If you are involved in a car accident, sometimes it can be comforting to know that your car insurance coverage or the other driver’s coverage will help pay for vehicle damage and medical treatment. In some instances, the other driver may not have car insurance, read on to understand what your options are in such circumstances.
If you have collision coverage, your insurance provider will cater for the repairs to vehicle damages sustained in a collision with an uninsured at-fault driver or hit and run driver. Some insurance providers will charge you a deductible. It is worth noting that collision coverage does not help with your injuries; it just covers the cost of fixing your car.
Medical Payments Coverage
If you have a medical payments coverage, your medical bills will be paid for up to the limit of your policy. With medical payments coverage, there is no deductible.

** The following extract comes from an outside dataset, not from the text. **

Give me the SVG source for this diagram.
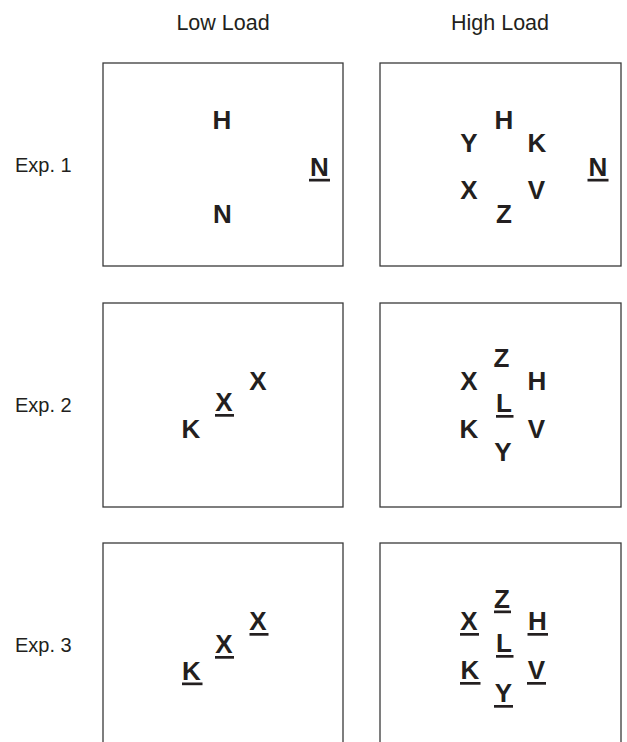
<svg xmlns="http://www.w3.org/2000/svg" width="627" height="742" viewBox="0 0 627 742">
<style>
.bg{fill:#ffffff}
.box{fill:#ffffff;stroke:#3a3a3a;stroke-width:1.3}
.lbl{font-family:"Liberation Sans",Arial,sans-serif;font-size:20px;fill:#231f20}
.hdr{font-family:"Liberation Sans",Arial,sans-serif;font-size:21.5px;fill:#231f20;text-anchor:middle}
.ltr{font-family:"Liberation Sans",Arial,sans-serif;font-size:26px;font-weight:bold;fill:#231f20;text-anchor:middle}
.ul{fill:#231f20}
</style>
<rect class="bg" x="0" y="0" width="627" height="742"/>
<g id="headers">
<text class="hdr" x="223" y="30">Low Load</text>
<text class="hdr" x="500" y="30">High Load</text>
</g>
<g id="row-labels">
<text class="lbl" x="15" y="172">Exp. 1</text>
<text class="lbl" x="15" y="412">Exp. 2</text>
<text class="lbl" x="15" y="652">Exp. 3</text>
</g>
<g id="exp1-low">
<rect class="box" x="103" y="63" width="240" height="203"/>
<text class="ltr" x="222" y="129">H</text>
<text class="ltr" x="222.5" y="223">N</text>
<text class="ltr" x="319.5" y="176">N</text>
<rect class="ul" x="309" y="178.8" width="21" height="2.7"/>
</g>
<g id="exp1-high">
<rect class="box" x="380" y="63" width="241" height="203"/>
<text class="ltr" x="504" y="129">H</text>
<text class="ltr" x="469" y="152">Y</text>
<text class="ltr" x="537" y="152">K</text>
<text class="ltr" x="469" y="199">X</text>
<text class="ltr" x="536.5" y="199">V</text>
<text class="ltr" x="504" y="223">Z</text>
<text class="ltr" x="598" y="176">N</text>
<rect class="ul" x="587.5" y="178.8" width="21" height="2.7"/>
</g>
<g id="exp2-low">
<rect class="box" x="103" y="303" width="240" height="204"/>
<text class="ltr" x="191" y="438">K</text>
<text class="ltr" x="224" y="411">X</text>
<rect class="ul" x="215" y="414" width="19" height="2.7"/>
<text class="ltr" x="258" y="390">X</text>
</g>
<g id="exp2-high">
<rect class="box" x="380" y="303" width="241" height="204"/>
<text class="ltr" x="501.5" y="367">Z</text>
<text class="ltr" x="469" y="389.5">X</text>
<text class="ltr" x="537" y="389.5">H</text>
<text class="ltr" x="504" y="412">L</text>
<rect class="ul" x="496" y="415" width="17.5" height="2.7"/>
<text class="ltr" x="469" y="438">K</text>
<text class="ltr" x="536.5" y="438">V</text>
<text class="ltr" x="503" y="461">Y</text>
</g>
<g id="exp3-low">
<rect class="box" x="103" y="543" width="240" height="220"/>
<text class="ltr" x="258" y="630">X</text>
<rect class="ul" x="249.5" y="633" width="19" height="2.7"/>
<text class="ltr" x="224" y="653">X</text>
<rect class="ul" x="215" y="656" width="19" height="2.7"/>
<text class="ltr" x="191.5" y="679.5">K</text>
<rect class="ul" x="182" y="682.5" width="20.5" height="2.7"/>
</g>
<g id="exp3-high">
<rect class="box" x="380" y="543" width="241" height="220"/>
<text class="ltr" x="502" y="607.5">Z</text>
<rect class="ul" x="494" y="610.5" width="17" height="2.7"/>
<text class="ltr" x="469" y="630">X</text>
<rect class="ul" x="460" y="633" width="19" height="2.7"/>
<text class="ltr" x="537.5" y="630">H</text>
<rect class="ul" x="527.5" y="633" width="20.5" height="2.7"/>
<text class="ltr" x="504" y="652">L</text>
<rect class="ul" x="496" y="655" width="17.5" height="2.7"/>
<text class="ltr" x="470" y="679">K</text>
<rect class="ul" x="460" y="682" width="20.5" height="2.7"/>
<text class="ltr" x="536.5" y="679">V</text>
<rect class="ul" x="527" y="682" width="19" height="2.7"/>
<text class="ltr" x="503.5" y="702">Y</text>
<rect class="ul" x="494" y="705" width="19" height="2.7"/>
</g>
</svg>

If you have health insurance, it can cover any medical expenses less co-payments and deductibles. The insurer usually presents to you a questionnaire to determine whether your treatment was caused by a car accident, because they intend to pursue the responsible driver’s insurance provider. However, if the at-fault driver is not insured, the insurance company may look to your vehicle’s policy to get reimbursement.
Uninsured Motorist Coverage
This type of insurance is applicable when one is involved in a car accident with an uninsured driver. UM coverage pays for your medical bills, lost wages, economic expenses, and non-economic damages such as pain and suffering. UM caters for the liability coverage that the at-fault driver should have had to clear your losses.
Your UM coverage is usually similar to the liability coverage on your insurance policy. However, sometimes this is not the case, and it is advisable to check the declaration of your policy to be sure. If your limits are $70/$100 for example, it means there is $70k for one person injured in your vehicle, or $100k for all the injured people in your vehicle. Some policies have a property damage coverage that pays for all damage to your vehicle without any deductible charges.
When making a claim under the UM policy, you will be negotiating a settlement as if you are dealing with the other driver’s insurance adjuster. It would be advisable to have an accident attorney or personal injury lawyer to assist you with the process. Before any payment is made under the conditions of the UM clause, your insurer will require the at-fault driver to sign a statement under oath declaring that he/she is not insured.
What if I Don’t Have UM Coverage?
If you do not have a UM Coverage, besides relying on your collision coverage, medical payments coverage, and health insurance, the only other option available to you is to sue the uninsured motorist. There is a high chance that you will not recover much from an uninsured driver because if he had assets or money, he would have had auto insurance.
Determining Fault and Your Claim
Drivers are charged with the duty of exercising reasonable care when driving. Infractions or violations of California’s Vehicle code like exceeding the required speed limit, failing to signal, ignoring traffic signs etc. are actions that can be used to prove one’s negligence in a car accident. However, a driver may engage in other actions that are unsafe and distracting like talking on a mobile phone, eating while driving, or texting.
In some cases, like in rear-end collisions, the other driver is almost always deemed to be at fault. However, in other cases, the fault is shared between you and the other driver. Careless behavior that leads to a vehicle accident is referred to as negligence. Vehicular accidents involving non-insured motorists may be subject to either contributory or comparative negligence.
Under contributory negligence, if you are found to be partly responsible for the collision, you will not get any compensation for a claim of personal injury. However, under comparative negligence, you will be compensated for sharing the fault for the accident, but your compensation will be reduced by your percentage of fault. The application of contributory and comparative negligence laws depends on your current state. California applies the comparative liability principle. In most cases, the insurance provider determines fault, however, if your claim turns out to be a lawsuit, a jury or judge will decide the question of liability.
If you are involved in a car accident with an uninsured driver, you can make a claim to be compensated for your losses. The claim you are eligible to make depends on what is covered in your auto insurance policy. Your best chance of being compensated for injuries, loss of work, and any other damages that the at fault driver may be liable to pay, is through an uninsured motorist coverage.